(Code that draws figures)
----
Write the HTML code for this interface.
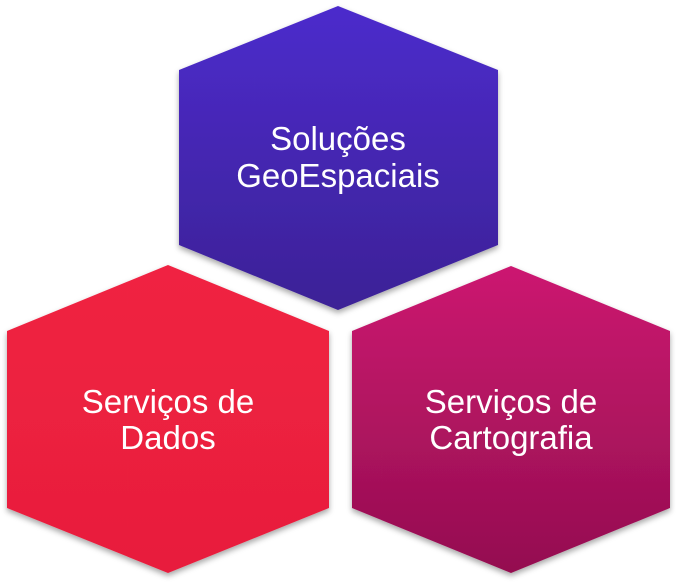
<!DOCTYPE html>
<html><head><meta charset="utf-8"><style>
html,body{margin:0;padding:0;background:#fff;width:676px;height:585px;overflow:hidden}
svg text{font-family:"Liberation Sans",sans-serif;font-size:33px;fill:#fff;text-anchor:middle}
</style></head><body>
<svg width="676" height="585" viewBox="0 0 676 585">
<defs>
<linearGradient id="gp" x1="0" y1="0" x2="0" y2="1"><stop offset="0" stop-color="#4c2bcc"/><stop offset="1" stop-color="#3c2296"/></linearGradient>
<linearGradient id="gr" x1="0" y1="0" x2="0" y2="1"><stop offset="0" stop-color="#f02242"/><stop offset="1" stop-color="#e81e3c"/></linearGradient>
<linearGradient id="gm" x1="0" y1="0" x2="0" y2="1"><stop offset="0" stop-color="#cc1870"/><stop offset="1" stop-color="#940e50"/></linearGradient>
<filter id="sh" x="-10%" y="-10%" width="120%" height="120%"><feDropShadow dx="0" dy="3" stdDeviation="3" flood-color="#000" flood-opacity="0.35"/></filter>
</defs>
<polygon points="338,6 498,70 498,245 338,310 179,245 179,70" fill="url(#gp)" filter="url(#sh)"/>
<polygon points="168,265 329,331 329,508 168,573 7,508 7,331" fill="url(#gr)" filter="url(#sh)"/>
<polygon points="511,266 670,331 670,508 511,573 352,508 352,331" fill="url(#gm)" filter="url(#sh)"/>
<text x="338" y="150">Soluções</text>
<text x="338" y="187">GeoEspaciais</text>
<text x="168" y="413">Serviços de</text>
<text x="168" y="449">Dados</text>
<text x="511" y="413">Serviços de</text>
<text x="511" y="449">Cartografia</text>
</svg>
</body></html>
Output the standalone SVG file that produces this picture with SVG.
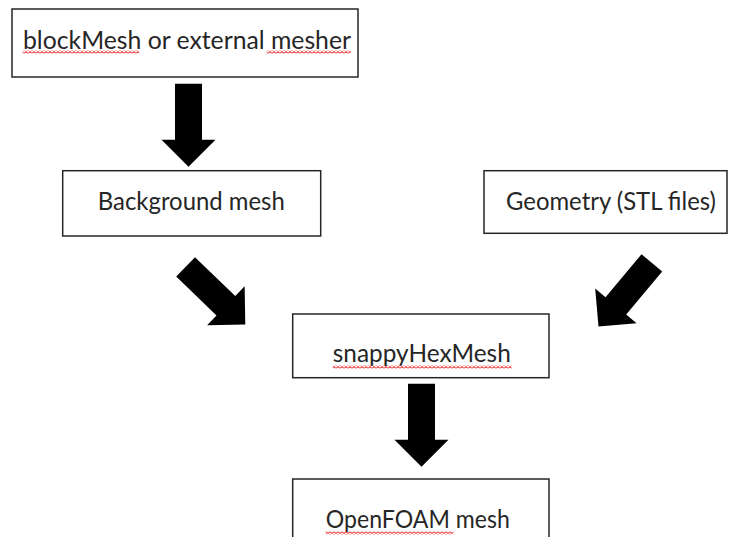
----
» Given task
Transcribe the whole listing, character for character, but not its images.

» Expected output
Write the HTML code for this interface.
<!DOCTYPE html>
<html><head><meta charset="utf-8"><style>
html,body{margin:0;padding:0;background:#fff;width:676px;height:585px;overflow:hidden}
svg text{font-family:"Liberation Sans",sans-serif;font-size:33px;fill:#fff;text-anchor:middle}
</style></head><body>
<svg width="676" height="585" viewBox="0 0 676 585">
<defs>
<linearGradient id="gp" x1="0" y1="0" x2="0" y2="1"><stop offset="0" stop-color="#4c2bcc"/><stop offset="1" stop-color="#3c2296"/></linearGradient>
<linearGradient id="gr" x1="0" y1="0" x2="0" y2="1"><stop offset="0" stop-color="#f02242"/><stop offset="1" stop-color="#e81e3c"/></linearGradient>
<linearGradient id="gm" x1="0" y1="0" x2="0" y2="1"><stop offset="0" stop-color="#cc1870"/><stop offset="1" stop-color="#940e50"/></linearGradient>
<filter id="sh" x="-10%" y="-10%" width="120%" height="120%"><feDropShadow dx="0" dy="3" stdDeviation="3" flood-color="#000" flood-opacity="0.35"/></filter>
</defs>
<polygon points="338,6 498,70 498,245 338,310 179,245 179,70" fill="url(#gp)" filter="url(#sh)"/>
<polygon points="168,265 329,331 329,508 168,573 7,508 7,331" fill="url(#gr)" filter="url(#sh)"/>
<polygon points="511,266 670,331 670,508 511,573 352,508 352,331" fill="url(#gm)" filter="url(#sh)"/>
<text x="338" y="150">Soluções</text>
<text x="338" y="187">GeoEspaciais</text>
<text x="168" y="413">Serviços de</text>
<text x="168" y="449">Dados</text>
<text x="511" y="413">Serviços de</text>
<text x="511" y="449">Cartografia</text>
</svg>
</body></html>
Output the standalone SVG file that produces this picture with SVG.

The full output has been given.